#### Data lines ####
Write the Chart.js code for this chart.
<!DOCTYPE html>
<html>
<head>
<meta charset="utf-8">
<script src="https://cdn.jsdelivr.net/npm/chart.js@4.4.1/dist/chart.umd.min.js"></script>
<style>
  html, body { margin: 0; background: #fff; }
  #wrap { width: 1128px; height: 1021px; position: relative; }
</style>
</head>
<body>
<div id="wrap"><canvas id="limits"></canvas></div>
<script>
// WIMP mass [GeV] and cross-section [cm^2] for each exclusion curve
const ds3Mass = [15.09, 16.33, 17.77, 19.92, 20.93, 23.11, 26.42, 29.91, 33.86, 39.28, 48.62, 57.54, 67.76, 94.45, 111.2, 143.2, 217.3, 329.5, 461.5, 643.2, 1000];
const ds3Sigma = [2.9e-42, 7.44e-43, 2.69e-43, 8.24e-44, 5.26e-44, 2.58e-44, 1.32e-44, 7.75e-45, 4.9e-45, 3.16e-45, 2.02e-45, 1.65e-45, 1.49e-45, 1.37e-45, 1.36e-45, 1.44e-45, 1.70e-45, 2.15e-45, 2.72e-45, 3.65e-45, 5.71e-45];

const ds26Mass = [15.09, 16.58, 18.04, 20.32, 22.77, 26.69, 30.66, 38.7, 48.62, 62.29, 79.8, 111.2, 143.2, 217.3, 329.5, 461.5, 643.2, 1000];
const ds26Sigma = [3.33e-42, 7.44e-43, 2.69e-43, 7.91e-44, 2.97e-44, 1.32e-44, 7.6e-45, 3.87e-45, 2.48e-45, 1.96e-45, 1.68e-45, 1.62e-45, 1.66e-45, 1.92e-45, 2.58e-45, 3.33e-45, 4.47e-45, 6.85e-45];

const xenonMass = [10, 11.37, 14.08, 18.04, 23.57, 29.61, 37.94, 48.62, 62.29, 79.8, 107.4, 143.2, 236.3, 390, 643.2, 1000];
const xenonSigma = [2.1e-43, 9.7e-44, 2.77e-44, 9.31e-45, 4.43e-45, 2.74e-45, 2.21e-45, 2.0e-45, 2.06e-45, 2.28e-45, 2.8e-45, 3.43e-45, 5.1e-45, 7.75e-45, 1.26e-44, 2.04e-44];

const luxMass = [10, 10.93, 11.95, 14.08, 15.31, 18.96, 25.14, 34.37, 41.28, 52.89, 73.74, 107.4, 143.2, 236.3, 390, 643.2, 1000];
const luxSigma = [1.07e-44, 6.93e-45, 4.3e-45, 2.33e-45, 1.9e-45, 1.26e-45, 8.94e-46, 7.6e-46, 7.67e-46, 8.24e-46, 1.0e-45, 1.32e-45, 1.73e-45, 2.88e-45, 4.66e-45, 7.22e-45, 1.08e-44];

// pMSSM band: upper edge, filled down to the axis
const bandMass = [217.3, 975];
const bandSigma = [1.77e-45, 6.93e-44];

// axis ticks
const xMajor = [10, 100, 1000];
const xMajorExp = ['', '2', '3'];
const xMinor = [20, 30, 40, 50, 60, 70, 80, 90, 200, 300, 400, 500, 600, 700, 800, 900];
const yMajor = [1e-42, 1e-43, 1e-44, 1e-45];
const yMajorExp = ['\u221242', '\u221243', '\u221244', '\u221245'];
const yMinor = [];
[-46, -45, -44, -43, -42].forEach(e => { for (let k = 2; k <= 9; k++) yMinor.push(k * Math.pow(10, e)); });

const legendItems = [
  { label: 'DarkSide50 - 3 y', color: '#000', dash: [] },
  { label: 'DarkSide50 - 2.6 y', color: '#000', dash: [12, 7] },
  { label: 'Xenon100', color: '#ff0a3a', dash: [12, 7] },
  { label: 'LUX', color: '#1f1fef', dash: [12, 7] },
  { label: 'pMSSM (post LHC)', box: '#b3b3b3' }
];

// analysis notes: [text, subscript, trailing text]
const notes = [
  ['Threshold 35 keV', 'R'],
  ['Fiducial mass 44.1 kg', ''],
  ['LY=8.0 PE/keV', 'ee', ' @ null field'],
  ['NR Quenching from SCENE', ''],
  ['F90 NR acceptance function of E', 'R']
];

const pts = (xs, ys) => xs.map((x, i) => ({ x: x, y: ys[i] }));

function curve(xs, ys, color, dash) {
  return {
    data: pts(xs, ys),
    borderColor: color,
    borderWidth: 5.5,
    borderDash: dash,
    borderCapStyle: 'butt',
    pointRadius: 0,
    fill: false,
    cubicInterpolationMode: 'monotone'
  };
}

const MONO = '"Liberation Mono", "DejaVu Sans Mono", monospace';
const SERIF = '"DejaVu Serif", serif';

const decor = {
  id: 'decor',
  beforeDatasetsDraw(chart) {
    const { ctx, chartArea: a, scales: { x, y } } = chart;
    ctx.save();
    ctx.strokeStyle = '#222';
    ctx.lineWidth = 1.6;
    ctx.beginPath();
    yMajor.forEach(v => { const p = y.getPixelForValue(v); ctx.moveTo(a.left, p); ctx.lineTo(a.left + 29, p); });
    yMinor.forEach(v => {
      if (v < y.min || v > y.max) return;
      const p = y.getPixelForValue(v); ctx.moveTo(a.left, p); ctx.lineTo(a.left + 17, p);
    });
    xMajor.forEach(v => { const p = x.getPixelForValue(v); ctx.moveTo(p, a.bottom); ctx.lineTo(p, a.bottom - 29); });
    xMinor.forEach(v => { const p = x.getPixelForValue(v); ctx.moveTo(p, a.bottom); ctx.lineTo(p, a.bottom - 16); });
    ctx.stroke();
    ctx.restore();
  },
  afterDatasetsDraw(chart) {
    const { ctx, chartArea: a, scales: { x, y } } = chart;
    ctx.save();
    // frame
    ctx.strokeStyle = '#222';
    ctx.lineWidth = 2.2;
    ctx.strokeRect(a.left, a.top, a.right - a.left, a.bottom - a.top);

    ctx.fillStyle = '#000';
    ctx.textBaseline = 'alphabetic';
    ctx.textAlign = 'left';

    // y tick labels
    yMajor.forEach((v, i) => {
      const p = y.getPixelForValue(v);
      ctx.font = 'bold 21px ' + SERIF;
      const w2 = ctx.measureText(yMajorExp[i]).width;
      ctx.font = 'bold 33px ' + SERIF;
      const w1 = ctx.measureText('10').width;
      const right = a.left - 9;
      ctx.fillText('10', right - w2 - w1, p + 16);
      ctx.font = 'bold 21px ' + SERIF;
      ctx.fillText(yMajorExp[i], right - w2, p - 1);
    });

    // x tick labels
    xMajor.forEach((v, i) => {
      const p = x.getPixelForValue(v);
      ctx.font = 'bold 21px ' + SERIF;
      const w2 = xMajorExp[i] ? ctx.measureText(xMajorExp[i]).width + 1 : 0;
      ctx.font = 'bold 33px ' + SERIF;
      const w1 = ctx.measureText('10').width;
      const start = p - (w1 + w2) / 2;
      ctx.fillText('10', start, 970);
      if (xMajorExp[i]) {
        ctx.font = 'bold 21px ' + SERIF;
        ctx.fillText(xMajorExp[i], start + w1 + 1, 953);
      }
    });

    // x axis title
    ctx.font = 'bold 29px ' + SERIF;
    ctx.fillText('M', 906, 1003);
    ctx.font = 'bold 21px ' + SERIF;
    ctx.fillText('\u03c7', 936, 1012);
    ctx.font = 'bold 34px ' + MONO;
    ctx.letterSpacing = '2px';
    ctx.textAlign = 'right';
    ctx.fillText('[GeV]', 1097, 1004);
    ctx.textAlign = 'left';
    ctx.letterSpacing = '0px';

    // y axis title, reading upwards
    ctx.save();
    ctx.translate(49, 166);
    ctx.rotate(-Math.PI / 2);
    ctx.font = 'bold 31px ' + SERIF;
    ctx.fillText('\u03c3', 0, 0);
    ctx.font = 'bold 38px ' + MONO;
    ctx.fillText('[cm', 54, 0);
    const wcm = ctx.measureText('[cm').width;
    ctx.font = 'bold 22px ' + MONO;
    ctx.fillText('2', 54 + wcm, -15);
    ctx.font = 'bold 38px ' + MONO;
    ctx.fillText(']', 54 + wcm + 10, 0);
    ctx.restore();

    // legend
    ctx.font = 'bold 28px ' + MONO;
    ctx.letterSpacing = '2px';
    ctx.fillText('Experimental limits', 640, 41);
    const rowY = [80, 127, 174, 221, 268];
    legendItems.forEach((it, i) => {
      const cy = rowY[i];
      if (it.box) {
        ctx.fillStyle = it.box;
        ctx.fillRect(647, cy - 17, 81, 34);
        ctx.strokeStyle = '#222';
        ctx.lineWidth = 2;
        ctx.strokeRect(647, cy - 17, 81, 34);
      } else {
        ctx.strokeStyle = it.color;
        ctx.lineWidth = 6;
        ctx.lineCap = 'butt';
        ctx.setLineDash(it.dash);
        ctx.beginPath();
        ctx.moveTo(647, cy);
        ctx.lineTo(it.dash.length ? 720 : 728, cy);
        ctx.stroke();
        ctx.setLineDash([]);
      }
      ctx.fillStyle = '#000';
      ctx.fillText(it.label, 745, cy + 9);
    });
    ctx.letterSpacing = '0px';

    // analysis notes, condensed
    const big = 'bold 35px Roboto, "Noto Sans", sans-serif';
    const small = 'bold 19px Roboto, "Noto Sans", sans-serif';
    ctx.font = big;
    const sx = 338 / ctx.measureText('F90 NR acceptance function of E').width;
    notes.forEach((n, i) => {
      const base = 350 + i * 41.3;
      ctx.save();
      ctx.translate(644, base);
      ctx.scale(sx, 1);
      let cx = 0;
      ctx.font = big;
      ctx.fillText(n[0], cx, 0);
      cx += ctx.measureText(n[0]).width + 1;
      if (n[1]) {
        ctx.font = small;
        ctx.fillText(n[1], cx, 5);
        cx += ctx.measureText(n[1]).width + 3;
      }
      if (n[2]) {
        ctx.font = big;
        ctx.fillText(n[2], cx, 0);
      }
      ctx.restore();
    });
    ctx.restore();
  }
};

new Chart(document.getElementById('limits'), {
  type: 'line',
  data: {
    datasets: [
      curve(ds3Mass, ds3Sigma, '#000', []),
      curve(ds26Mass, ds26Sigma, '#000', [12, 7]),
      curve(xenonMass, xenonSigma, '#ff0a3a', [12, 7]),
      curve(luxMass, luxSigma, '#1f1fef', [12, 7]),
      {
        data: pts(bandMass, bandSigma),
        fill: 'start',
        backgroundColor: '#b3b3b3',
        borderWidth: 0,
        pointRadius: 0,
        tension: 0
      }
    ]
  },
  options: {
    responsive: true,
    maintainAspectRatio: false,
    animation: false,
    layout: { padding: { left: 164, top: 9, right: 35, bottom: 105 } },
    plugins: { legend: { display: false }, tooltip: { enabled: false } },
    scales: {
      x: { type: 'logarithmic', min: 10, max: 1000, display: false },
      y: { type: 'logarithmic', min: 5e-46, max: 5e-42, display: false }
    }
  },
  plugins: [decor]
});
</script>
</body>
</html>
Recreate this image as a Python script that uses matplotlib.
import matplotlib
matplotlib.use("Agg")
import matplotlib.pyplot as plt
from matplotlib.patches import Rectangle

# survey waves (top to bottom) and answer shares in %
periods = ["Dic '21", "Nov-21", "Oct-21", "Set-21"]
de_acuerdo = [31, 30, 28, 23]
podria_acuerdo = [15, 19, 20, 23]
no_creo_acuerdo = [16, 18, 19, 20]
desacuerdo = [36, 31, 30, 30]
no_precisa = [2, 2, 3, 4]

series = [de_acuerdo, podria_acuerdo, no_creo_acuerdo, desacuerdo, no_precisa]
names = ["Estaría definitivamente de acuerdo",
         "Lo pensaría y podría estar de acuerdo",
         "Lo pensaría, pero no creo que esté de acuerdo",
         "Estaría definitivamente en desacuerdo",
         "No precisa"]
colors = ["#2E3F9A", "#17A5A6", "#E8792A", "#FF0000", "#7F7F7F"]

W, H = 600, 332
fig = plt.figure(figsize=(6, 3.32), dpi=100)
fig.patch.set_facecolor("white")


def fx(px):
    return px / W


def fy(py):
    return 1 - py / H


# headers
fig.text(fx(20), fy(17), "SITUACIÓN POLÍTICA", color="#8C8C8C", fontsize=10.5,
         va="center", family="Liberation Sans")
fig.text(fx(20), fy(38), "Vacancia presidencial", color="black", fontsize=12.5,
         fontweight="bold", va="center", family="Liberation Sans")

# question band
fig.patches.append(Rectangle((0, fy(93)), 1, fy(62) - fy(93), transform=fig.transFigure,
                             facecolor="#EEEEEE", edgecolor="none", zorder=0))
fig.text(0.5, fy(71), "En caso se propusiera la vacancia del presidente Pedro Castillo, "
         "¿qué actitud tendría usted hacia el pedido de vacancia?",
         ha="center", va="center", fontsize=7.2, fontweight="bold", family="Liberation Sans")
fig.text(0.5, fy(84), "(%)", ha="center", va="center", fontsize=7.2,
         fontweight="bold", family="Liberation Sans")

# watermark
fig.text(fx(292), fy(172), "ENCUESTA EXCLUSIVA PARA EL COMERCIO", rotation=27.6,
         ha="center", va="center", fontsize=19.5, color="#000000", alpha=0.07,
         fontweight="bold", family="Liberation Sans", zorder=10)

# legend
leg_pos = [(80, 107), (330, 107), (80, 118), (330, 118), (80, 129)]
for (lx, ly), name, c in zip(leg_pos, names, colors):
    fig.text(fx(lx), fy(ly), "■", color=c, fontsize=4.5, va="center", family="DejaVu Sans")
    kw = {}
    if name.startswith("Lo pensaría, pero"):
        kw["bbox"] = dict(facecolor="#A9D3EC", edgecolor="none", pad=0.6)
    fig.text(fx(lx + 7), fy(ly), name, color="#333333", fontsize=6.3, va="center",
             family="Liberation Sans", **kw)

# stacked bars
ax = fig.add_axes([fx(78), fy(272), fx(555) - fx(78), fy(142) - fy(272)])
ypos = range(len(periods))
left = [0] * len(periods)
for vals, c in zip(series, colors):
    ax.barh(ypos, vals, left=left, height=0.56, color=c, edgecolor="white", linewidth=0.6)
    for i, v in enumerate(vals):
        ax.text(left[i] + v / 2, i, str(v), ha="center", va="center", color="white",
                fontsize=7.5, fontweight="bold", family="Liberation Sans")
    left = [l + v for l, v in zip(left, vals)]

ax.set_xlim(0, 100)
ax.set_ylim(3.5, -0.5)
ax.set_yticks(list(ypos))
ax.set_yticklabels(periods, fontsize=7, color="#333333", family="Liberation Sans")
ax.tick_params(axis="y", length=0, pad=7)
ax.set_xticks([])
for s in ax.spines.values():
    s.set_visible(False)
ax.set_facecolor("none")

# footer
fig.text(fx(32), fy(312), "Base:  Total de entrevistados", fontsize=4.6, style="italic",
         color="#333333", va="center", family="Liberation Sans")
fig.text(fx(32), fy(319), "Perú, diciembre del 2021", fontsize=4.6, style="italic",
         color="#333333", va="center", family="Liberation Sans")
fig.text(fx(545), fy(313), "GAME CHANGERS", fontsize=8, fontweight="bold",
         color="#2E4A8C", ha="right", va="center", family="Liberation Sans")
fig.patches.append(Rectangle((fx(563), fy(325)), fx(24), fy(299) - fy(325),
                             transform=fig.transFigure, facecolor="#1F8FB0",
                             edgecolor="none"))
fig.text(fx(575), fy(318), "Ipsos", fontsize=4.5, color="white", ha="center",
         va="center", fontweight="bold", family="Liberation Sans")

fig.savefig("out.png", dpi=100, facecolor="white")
####
**What the exercise asks**.
Where a line in the material contains "this", copy that line.

**The result**.
Write the Chart.js code for this chart.
Recreate this image as a Python script that uses matplotlib.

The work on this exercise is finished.